L’écriture proposée par le groupe Tangol - constitué en 2000 avec pour objectif, entre autres, "l’harmonisation des orthographes" - fait l’objet de la troisième partie (chapitres 6 à 8). Il s’agit d’une graphie "interdialectale" - "aucune variété de créole réunionnais ne pouvant s’imposer d’elle-même" - pensée comme une base commune à laquelle toutes les variétés de créoles (“des bas” et “des hauts” par exemples) peuvent apporter leurs caractères propres. L’auteur fait ensuite des propositions de "compromis graphiques", toujours dictées par la nécessité d’unir le plus grand nombre dans la compréhension de l’écrit. Son "bilan de 2001" souligne les acquis du travail du groupe, les obstacles non levés et quelques "réajustements nécessaires".
Axel Gauvin finit sur des propositions qui ne sont pas celles du groupe -dont il a été le président pendant trois ans- mais les siennes. Par exemple en suggérant que soit admise une "dose d’étymologie" chaque fois que cela permet d’éliminer des homographes (mots écrits pareil, avec des sens différents) ou des faux-amis graphiques. Les propositions vont aussi dans le sens d’un "meilleur découpage de la chaîne écrite et l’utilisation des formes complètes des mots".
La conclusion de ces propositions fait la somme des questions que l’auteur invite à débattre pour aller -aussi vite que possible, sans précipitation- vers une situation où l’écrit permettrait que conforter une langue en recul oral depuis de nombreuses années.
"Sans ces compromis entre habitudes de lecture en français et allure propre des mots créoles réunionnais, entre les différentes variétés de notre créole, entre facilités de lecture et facilités d’écriture, entre phonologie et étymologie, entre notre besoin d’avoir le plus rapidement possible une unité orthographique et la nécessité de laisser actuellement une large marge de manœuvre au scripteur, entre l’idée que chacun de nous se fait de l’écriture du créole et l’acceptabilité par l’ensemble des lecteurs et scripteurs potentiels, sans ces compromis, l’extension de l’écriture et surtout de la lecture du créole réunionnais seront fortement hypothéqués, de même l’enseignement de notre créole, et au bout l’avenir même de la langue".
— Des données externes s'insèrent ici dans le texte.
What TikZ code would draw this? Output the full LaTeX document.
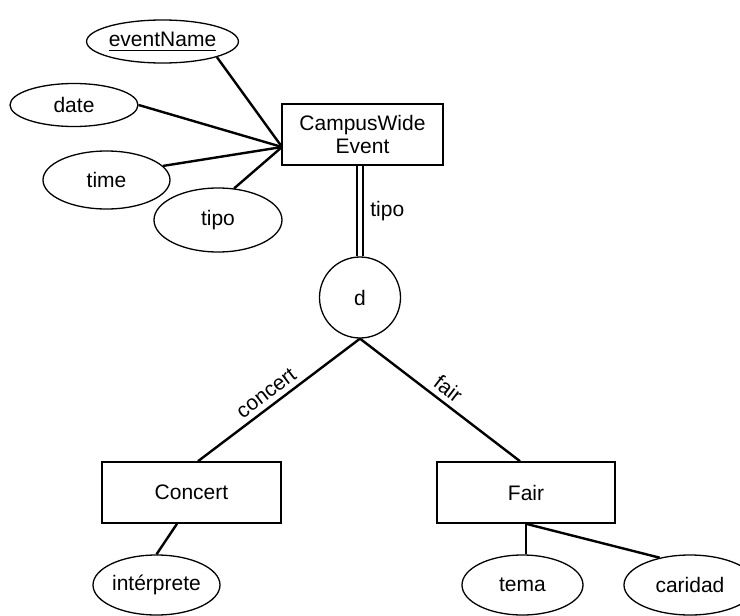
\documentclass[tikz,border=0pt]{standalone}
\usepackage{fontspec}
\setmainfont{Liberation Sans}
\usetikzlibrary{shapes.geometric}
\begin{document}
\begin{tikzpicture}[x=1pt,y=-1pt,
  txt/.style={font=\fontsize{21}{23}\selectfont},
  attr/.style={draw, ellipse, line width=1.3pt, inner sep=0pt, txt},
  ent/.style={draw, rectangle, line width=1.6pt, inner sep=0pt, align=center, txt},
  spec/.style={draw, circle, line width=1.3pt, inner sep=0pt, minimum size=81pt, txt},
  conn/.style={line width=2.4pt},
  dbl/.style={line width=2.1pt, double, double distance=4.6pt}]
\useasboundingbox (0,0) rectangle (740,616);

% attributes of CampusWideEvent
\node[attr, minimum width=128pt, minimum height=43pt] (en) at (162.5,41.5) {\underline{\raisebox{0pt}[\height][2pt]{eventName}}};
\node[attr, minimum width=128pt, minimum height=43pt] (da) at (74,105) {date};
\node[attr, minimum width=127pt, minimum height=58pt] (ti) at (106.5,180) {time};
\node[attr, minimum width=128pt, minimum height=64pt] (tp) at (218,220) {tipo};

% entities
\node[ent, minimum width=161pt, minimum height=61pt] (cw) at (362.5,134.5) {CampusWide\\Event};
\node[spec] (d) at (360,297.5) {d};
\node[ent, minimum width=179pt, minimum height=61pt] (co) at (191.5,492.5) {Concert};
\node[ent, minimum width=178pt, minimum height=61pt] (fa) at (526,492.5) {Fair};

% attributes of subclasses
\node[attr, minimum width=127pt, minimum height=60pt] (in) at (156.5,585) {intérprete};
\node[attr, minimum width=121pt, minimum height=60pt] (te) at (522.5,585) {tema};
\node[attr, minimum width=132pt, minimum height=60pt] (ca) at (690,585) {caridad};

\coordinate (cwL) at (282,147);
\draw[conn] (en.-16) -- (cwL);
\draw[conn] (da.east) -- (cwL);
\draw[conn] (ti.14) -- (cwL);
\draw[conn] (tp.63) -- (cwL);

\draw[dbl] (d.north |- cw.south) -- node[midway, right=6pt, txt] {tipo} (d.north);

\draw[conn] (d.south) -- node[pos=0.53, sloped, above, inner sep=5pt, txt] {concert} ([xshift=6.5pt]co.north);
\draw[conn] (d.south) -- node[pos=0.5, sloped, above, inner sep=5pt, txt] {fair} ([xshift=-6pt]fa.north);

\draw[conn] ([xshift=-14.5pt]co.south) -- (in.north);
\draw[conn] (fa.south) -- (fa.south |- te.north);
\draw[conn] (fa.south) -- (ca.138);
\end{tikzpicture}
\end{document}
Ces propositions, empreintes d’un esprit d’ouverture et de tolérance, sont mises dans le public pour être débattues. À suivre...

P. David

Axel Gauvin, L’écriture du créole réunionnais : Les indispensables compromis est paru aux éditions de l’U.D.I.R (15 euros) et peut se trouver dans les librairies comportant un fonds créole et indocéanique.